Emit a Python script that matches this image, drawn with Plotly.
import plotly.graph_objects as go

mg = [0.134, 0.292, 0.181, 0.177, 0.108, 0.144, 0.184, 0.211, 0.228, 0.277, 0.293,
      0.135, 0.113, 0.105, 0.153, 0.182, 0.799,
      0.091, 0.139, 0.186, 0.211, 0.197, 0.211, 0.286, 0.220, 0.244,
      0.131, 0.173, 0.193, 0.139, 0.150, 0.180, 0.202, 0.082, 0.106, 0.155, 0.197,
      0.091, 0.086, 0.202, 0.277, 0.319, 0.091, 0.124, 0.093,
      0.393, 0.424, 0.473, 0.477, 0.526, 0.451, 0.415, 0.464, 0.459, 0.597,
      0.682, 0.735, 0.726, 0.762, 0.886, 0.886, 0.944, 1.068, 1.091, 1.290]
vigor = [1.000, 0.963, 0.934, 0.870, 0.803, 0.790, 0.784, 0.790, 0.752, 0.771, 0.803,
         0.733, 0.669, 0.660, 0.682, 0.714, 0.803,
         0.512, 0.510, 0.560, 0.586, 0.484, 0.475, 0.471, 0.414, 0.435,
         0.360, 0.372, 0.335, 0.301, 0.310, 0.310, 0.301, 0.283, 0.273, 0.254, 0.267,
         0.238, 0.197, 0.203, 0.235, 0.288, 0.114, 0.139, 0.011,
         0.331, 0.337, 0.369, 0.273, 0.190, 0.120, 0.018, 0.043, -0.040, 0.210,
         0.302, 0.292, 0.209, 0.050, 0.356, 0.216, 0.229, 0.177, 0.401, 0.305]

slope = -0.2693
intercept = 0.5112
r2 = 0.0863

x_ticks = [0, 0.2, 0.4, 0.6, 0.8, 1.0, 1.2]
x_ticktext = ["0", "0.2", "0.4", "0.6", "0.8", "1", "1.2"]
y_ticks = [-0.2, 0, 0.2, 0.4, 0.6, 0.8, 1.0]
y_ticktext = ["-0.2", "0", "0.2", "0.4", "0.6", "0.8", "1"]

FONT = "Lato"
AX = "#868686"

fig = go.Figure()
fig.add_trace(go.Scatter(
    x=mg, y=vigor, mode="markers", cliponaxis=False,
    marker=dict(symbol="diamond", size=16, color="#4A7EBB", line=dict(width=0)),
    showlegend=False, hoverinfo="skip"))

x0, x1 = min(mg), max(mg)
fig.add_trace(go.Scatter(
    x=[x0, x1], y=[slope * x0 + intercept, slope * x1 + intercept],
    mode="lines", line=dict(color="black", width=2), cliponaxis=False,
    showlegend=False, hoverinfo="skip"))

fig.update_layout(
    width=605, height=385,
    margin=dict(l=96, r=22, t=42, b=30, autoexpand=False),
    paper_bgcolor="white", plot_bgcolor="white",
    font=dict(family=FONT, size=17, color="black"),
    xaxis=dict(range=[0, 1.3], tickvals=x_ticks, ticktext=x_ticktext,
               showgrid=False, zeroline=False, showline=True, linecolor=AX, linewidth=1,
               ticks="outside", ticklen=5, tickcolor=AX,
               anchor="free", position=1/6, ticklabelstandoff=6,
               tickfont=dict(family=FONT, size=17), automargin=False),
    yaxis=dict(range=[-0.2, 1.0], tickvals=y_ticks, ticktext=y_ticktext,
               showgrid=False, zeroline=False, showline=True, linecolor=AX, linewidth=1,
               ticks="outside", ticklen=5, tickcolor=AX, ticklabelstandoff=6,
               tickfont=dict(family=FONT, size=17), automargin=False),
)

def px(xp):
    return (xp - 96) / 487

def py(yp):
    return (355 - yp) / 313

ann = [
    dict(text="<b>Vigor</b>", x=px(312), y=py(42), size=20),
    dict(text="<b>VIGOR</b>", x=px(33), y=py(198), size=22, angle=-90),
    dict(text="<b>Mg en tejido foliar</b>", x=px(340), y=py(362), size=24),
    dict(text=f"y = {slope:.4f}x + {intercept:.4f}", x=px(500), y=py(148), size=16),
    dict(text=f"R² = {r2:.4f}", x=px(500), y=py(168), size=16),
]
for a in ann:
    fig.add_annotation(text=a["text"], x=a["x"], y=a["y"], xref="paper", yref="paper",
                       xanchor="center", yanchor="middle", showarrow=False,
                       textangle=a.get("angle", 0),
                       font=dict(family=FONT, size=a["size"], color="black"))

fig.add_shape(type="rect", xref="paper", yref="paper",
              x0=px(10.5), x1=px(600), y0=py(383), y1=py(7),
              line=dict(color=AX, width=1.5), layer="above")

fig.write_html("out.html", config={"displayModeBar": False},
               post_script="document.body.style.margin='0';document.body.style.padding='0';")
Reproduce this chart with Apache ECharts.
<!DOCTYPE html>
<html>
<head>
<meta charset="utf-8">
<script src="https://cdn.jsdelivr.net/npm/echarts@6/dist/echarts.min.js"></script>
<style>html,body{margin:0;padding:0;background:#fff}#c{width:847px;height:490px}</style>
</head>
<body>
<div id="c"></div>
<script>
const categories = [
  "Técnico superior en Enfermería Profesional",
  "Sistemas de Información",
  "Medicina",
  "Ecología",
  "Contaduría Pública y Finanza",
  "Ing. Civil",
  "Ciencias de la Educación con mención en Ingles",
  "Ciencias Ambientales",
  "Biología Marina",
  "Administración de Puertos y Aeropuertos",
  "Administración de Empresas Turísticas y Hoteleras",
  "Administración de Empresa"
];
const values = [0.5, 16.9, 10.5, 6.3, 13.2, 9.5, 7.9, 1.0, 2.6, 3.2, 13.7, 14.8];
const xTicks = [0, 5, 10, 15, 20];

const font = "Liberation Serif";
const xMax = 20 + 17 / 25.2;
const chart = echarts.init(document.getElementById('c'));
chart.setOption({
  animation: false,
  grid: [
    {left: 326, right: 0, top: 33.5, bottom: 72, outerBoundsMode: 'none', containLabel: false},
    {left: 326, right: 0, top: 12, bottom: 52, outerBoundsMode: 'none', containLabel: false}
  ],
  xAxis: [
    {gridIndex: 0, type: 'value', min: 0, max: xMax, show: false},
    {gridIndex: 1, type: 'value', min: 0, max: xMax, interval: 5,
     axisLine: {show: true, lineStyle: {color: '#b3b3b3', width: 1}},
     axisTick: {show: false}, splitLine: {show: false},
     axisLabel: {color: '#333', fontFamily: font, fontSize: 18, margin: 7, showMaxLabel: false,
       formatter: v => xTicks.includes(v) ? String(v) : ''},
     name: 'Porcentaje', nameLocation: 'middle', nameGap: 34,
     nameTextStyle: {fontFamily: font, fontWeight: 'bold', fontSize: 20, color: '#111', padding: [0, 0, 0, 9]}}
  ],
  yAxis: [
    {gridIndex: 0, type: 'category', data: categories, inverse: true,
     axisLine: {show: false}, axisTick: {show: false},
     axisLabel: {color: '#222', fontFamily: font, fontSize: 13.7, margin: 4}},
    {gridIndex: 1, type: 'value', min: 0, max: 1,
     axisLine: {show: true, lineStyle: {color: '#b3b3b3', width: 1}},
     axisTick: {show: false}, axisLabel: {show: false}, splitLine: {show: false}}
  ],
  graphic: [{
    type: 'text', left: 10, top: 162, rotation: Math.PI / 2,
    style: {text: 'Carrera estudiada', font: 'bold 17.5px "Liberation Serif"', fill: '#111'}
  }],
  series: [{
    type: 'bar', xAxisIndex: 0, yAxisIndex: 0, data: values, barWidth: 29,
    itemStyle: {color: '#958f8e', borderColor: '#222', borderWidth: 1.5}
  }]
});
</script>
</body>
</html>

——————

EXERCISE INSTRUCTIONS
Print every entry exactly as it appears.

WRITTEN RESPONSE
Emit a Python script that matches this image, drawn with Plotly.
import plotly.graph_objects as go

mg = [0.134, 0.292, 0.181, 0.177, 0.108, 0.144, 0.184, 0.211, 0.228, 0.277, 0.293,
      0.135, 0.113, 0.105, 0.153, 0.182, 0.799,
      0.091, 0.139, 0.186, 0.211, 0.197, 0.211, 0.286, 0.220, 0.244,
      0.131, 0.173, 0.193, 0.139, 0.150, 0.180, 0.202, 0.082, 0.106, 0.155, 0.197,
      0.091, 0.086, 0.202, 0.277, 0.319, 0.091, 0.124, 0.093,
      0.393, 0.424, 0.473, 0.477, 0.526, 0.451, 0.415, 0.464, 0.459, 0.597,
      0.682, 0.735, 0.726, 0.762, 0.886, 0.886, 0.944, 1.068, 1.091, 1.290]
vigor = [1.000, 0.963, 0.934, 0.870, 0.803, 0.790, 0.784, 0.790, 0.752, 0.771, 0.803,
         0.733, 0.669, 0.660, 0.682, 0.714, 0.803,
         0.512, 0.510, 0.560, 0.586, 0.484, 0.475, 0.471, 0.414, 0.435,
         0.360, 0.372, 0.335, 0.301, 0.310, 0.310, 0.301, 0.283, 0.273, 0.254, 0.267,
         0.238, 0.197, 0.203, 0.235, 0.288, 0.114, 0.139, 0.011,
         0.331, 0.337, 0.369, 0.273, 0.190, 0.120, 0.018, 0.043, -0.040, 0.210,
         0.302, 0.292, 0.209, 0.050, 0.356, 0.216, 0.229, 0.177, 0.401, 0.305]

slope = -0.2693
intercept = 0.5112
r2 = 0.0863

x_ticks = [0, 0.2, 0.4, 0.6, 0.8, 1.0, 1.2]
x_ticktext = ["0", "0.2", "0.4", "0.6", "0.8", "1", "1.2"]
y_ticks = [-0.2, 0, 0.2, 0.4, 0.6, 0.8, 1.0]
y_ticktext = ["-0.2", "0", "0.2", "0.4", "0.6", "0.8", "1"]

FONT = "Lato"
AX = "#868686"

fig = go.Figure()
fig.add_trace(go.Scatter(
    x=mg, y=vigor, mode="markers", cliponaxis=False,
    marker=dict(symbol="diamond", size=16, color="#4A7EBB", line=dict(width=0)),
    showlegend=False, hoverinfo="skip"))

x0, x1 = min(mg), max(mg)
fig.add_trace(go.Scatter(
    x=[x0, x1], y=[slope * x0 + intercept, slope * x1 + intercept],
    mode="lines", line=dict(color="black", width=2), cliponaxis=False,
    showlegend=False, hoverinfo="skip"))

fig.update_layout(
    width=605, height=385,
    margin=dict(l=96, r=22, t=42, b=30, autoexpand=False),
    paper_bgcolor="white", plot_bgcolor="white",
    font=dict(family=FONT, size=17, color="black"),
    xaxis=dict(range=[0, 1.3], tickvals=x_ticks, ticktext=x_ticktext,
               showgrid=False, zeroline=False, showline=True, linecolor=AX, linewidth=1,
               ticks="outside", ticklen=5, tickcolor=AX,
               anchor="free", position=1/6, ticklabelstandoff=6,
               tickfont=dict(family=FONT, size=17), automargin=False),
    yaxis=dict(range=[-0.2, 1.0], tickvals=y_ticks, ticktext=y_ticktext,
               showgrid=False, zeroline=False, showline=True, linecolor=AX, linewidth=1,
               ticks="outside", ticklen=5, tickcolor=AX, ticklabelstandoff=6,
               tickfont=dict(family=FONT, size=17), automargin=False),
)

def px(xp):
    return (xp - 96) / 487

def py(yp):
    return (355 - yp) / 313

ann = [
    dict(text="<b>Vigor</b>", x=px(312), y=py(42), size=20),
    dict(text="<b>VIGOR</b>", x=px(33), y=py(198), size=22, angle=-90),
    dict(text="<b>Mg en tejido foliar</b>", x=px(340), y=py(362), size=24),
    dict(text=f"y = {slope:.4f}x + {intercept:.4f}", x=px(500), y=py(148), size=16),
    dict(text=f"R² = {r2:.4f}", x=px(500), y=py(168), size=16),
]
for a in ann:
    fig.add_annotation(text=a["text"], x=a["x"], y=a["y"], xref="paper", yref="paper",
                       xanchor="center", yanchor="middle", showarrow=False,
                       textangle=a.get("angle", 0),
                       font=dict(family=FONT, size=a["size"], color="black"))

fig.add_shape(type="rect", xref="paper", yref="paper",
              x0=px(10.5), x1=px(600), y0=py(383), y1=py(7),
              line=dict(color=AX, width=1.5), layer="above")

fig.write_html("out.html", config={"displayModeBar": False},
               post_script="document.body.style.margin='0';document.body.style.padding='0';")
Reproduce this chart with Apache ECharts.
<!DOCTYPE html>
<html>
<head>
<meta charset="utf-8">
<script src="https://cdn.jsdelivr.net/npm/echarts@6/dist/echarts.min.js"></script>
<style>html,body{margin:0;padding:0;background:#fff}#c{width:847px;height:490px}</style>
</head>
<body>
<div id="c"></div>
<script>
const categories = [
  "Técnico superior en Enfermería Profesional",
  "Sistemas de Información",
  "Medicina",
  "Ecología",
  "Contaduría Pública y Finanza",
  "Ing. Civil",
  "Ciencias de la Educación con mención en Ingles",
  "Ciencias Ambientales",
  "Biología Marina",
  "Administración de Puertos y Aeropuertos",
  "Administración de Empresas Turísticas y Hoteleras",
  "Administración de Empresa"
];
const values = [0.5, 16.9, 10.5, 6.3, 13.2, 9.5, 7.9, 1.0, 2.6, 3.2, 13.7, 14.8];
const xTicks = [0, 5, 10, 15, 20];

const font = "Liberation Serif";
const xMax = 20 + 17 / 25.2;
const chart = echarts.init(document.getElementById('c'));
chart.setOption({
  animation: false,
  grid: [
    {left: 326, right: 0, top: 33.5, bottom: 72, outerBoundsMode: 'none', containLabel: false},
    {left: 326, right: 0, top: 12, bottom: 52, outerBoundsMode: 'none', containLabel: false}
  ],
  xAxis: [
    {gridIndex: 0, type: 'value', min: 0, max: xMax, show: false},
    {gridIndex: 1, type: 'value', min: 0, max: xMax, interval: 5,
     axisLine: {show: true, lineStyle: {color: '#b3b3b3', width: 1}},
     axisTick: {show: false}, splitLine: {show: false},
     axisLabel: {color: '#333', fontFamily: font, fontSize: 18, margin: 7, showMaxLabel: false,
       formatter: v => xTicks.includes(v) ? String(v) : ''},
     name: 'Porcentaje', nameLocation: 'middle', nameGap: 34,
     nameTextStyle: {fontFamily: font, fontWeight: 'bold', fontSize: 20, color: '#111', padding: [0, 0, 0, 9]}}
  ],
  yAxis: [
    {gridIndex: 0, type: 'category', data: categories, inverse: true,
     axisLine: {show: false}, axisTick: {show: false},
     axisLabel: {color: '#222', fontFamily: font, fontSize: 13.7, margin: 4}},
    {gridIndex: 1, type: 'value', min: 0, max: 1,
     axisLine: {show: true, lineStyle: {color: '#b3b3b3', width: 1}},
     axisTick: {show: false}, axisLabel: {show: false}, splitLine: {show: false}}
  ],
  graphic: [{
    type: 'text', left: 10, top: 162, rotation: Math.PI / 2,
    style: {text: 'Carrera estudiada', font: 'bold 17.5px "Liberation Serif"', fill: '#111'}
  }],
  series: [{
    type: 'bar', xAxisIndex: 0, yAxisIndex: 0, data: values, barWidth: 29,
    itemStyle: {color: '#958f8e', borderColor: '#222', borderWidth: 1.5}
  }]
});
</script>
</body>
</html>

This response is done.